Meeting could be turning point after dry period
The bold run of Tea Clipper at Cheltenham was a turnaround in form for the Cottage Field team, after a lean spell at the start of the year, and Lacey is glad to be looking up heading into Aintree.
“We have had a bug in the yard. Back on January 9th we saw the first horse with a dirty nose, and we’ve had horses out of sorts, it’s been a tough eight or nine weeks.
“But they seem to be running well now. We had a winner on Monday, Hazzaar has just finished second at Exeter, Tea Clipper ran well at Cheltenham and they seem to be back on song.”
One that we haven’t seen in that period is Johnbb, who was a winner at Wetherby in November, before falling at the same venue on Boxing Day.
He could line up in the Grade 3 handicap that precedes the National on Saturday and he’s one that his trainer is looking forward to seeing at a new trip.
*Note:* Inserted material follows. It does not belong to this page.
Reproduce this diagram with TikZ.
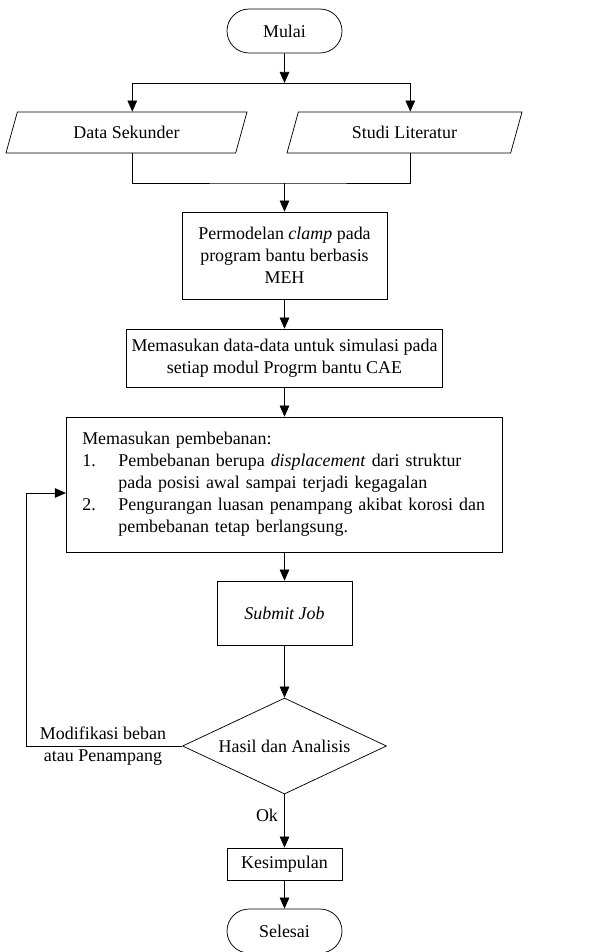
\documentclass[tikz,border=0pt]{standalone}
\usepackage{fontspec}
\setmainfont{Liberation Serif}
\usetikzlibrary{shapes.geometric,shapes.misc,arrows.meta}

\tikzset{
  terminal/.style={draw,rounded rectangle,minimum width=78.2pt,minimum height=29.9pt,inner sep=0pt},
  datain/.style={draw,trapezium,trapezium left angle=48,trapezium right angle=132,
    trapezium stretches body,minimum width=#1,minimum height=27.9pt,inner sep=0pt},
  procbox/.style={draw,rectangle,align=center,inner sep=0pt},
  decision/.style={draw,diamond,aspect=2.125,minimum width=138.7pt,minimum height=65.3pt,inner sep=0pt},
  flow/.style={-{Triangle[length=7.5pt,width=6.5pt]}},
}

\begin{document}
\begin{tikzpicture}[x=0.68pt,y=-0.68pt,line width=0.5pt,
    font=\fontsize{12.2}{15}\selectfont]
  \useasboundingbox (0,0) rectangle (598,952);

  % Start
  \node[terminal] (mulai) at (284.5,31) {Mulai};

  % Input data
  \coordinate (split) at (284.5,83);
  \node[datain=163.9pt] (sekunder) at (126.5,132.5) {Data Sekunder};
  \node[datain=159.8pt] (literatur) at (404.5,132.5) {Studi Literatur};
  \coordinate (merge) at (284.5,183);

  % Modelling and input
  \node[procbox,minimum width=139.4pt,minimum height=59.2pt] (model) at (284.5,255.5)
    {Permodelan \textit{clamp} pada\\program bantu berbasis\\MEH};
  \node[procbox,minimum width=214.9pt,minimum height=39.4pt] (input) at (284.5,358)
    {Memasukan data-data untuk simulasi pada\\setiap modul Progrm bantu CAE};
  \node[procbox,align=left,text width=275pt,inner xsep=10.9pt,minimum height=91.8pt] (beban) at (284.5,484.5)
    {Memasukan pembebanan:\\
     \makebox[24.5pt][l]{1.}Pembebanan berupa \textit{displacement} dari struktur\\
     \hspace*{24.5pt}pada posisi awal sampai terjadi kegagalan\\
     \makebox[24.5pt][l]{2.}Pengurangan luasan penampang akibat korosi dan\\
     \hspace*{24.5pt}pembebanan tetap berlangsung.};
  \node[procbox,minimum width=91.8pt,minimum height=43.5pt] (submit) at (284.5,613) {\textit{Submit Job}};

  % Check
  \node[decision] (hasil) at (284.5,746) {Hasil dan Analisis};
  \node[align=center] (modif) at (103,746) {Modifikasi beban\\atau Penampang};
  \coordinate (back) at (26,493);

  % End
  \node[procbox,minimum width=78.2pt,minimum height=21.8pt] (simpul) at (284.5,864) {Kesimpulan};
  \node[terminal] (selesai) at (284.5,931) {Selesai};
  \node (ok) at (267,815) {Ok};

  % Connectors
  \draw[flow] (mulai) -- (split);
  \draw[flow] (split) -| (sekunder.top side);
  \draw[flow] (split) -| (literatur.top side);
  \draw (sekunder.top side |- sekunder.bottom side) |- (merge)
        -| (literatur.top side |- literatur.bottom side);
  \draw[flow] (merge) -- (model);
  \draw[flow] (model) -- (input);
  \draw[flow] (input) -- (beban);
  \draw[flow] (beban) -- (submit);
  \draw[flow] (submit) -- (hasil);
  \draw[flow] (hasil) -- (simpul);
  \draw[flow] (simpul) -- (selesai);
  \draw[flow] (hasil.west) -| (back) -- (back -| beban.west);
\end{tikzpicture}
\end{document}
“Johnbb would have run previously but he was trach washed prior to his previous engagements, and we just weren’t happy with his health.
“I think he’s the most interesting runner in that race - I’m expecting to see more from him up in trip.”
Last but not least of the Lacey team potentially heading to Aintree is Argonauta, who has an entry in the Grade 2 bumper that closes out the card on Saturday.
“He’ll go if he gets a run. I think he’s improved since Newcastle; he’s had a racecourse gallop in between then and now. I know the race he won hasn’t really worked out, but his closing fractions at Newcastle were incredibly impressive.
“Nicky Henderson’s horse obviously looks like a real jet, but I think he goes there with a real chance of being in the frame.”
By the time the son of Getaway lines up in the 2m event, who knows, maybe Lacey will be still celebrating capping his first Grand National runner with a winner of the biggest steeplechase of them all.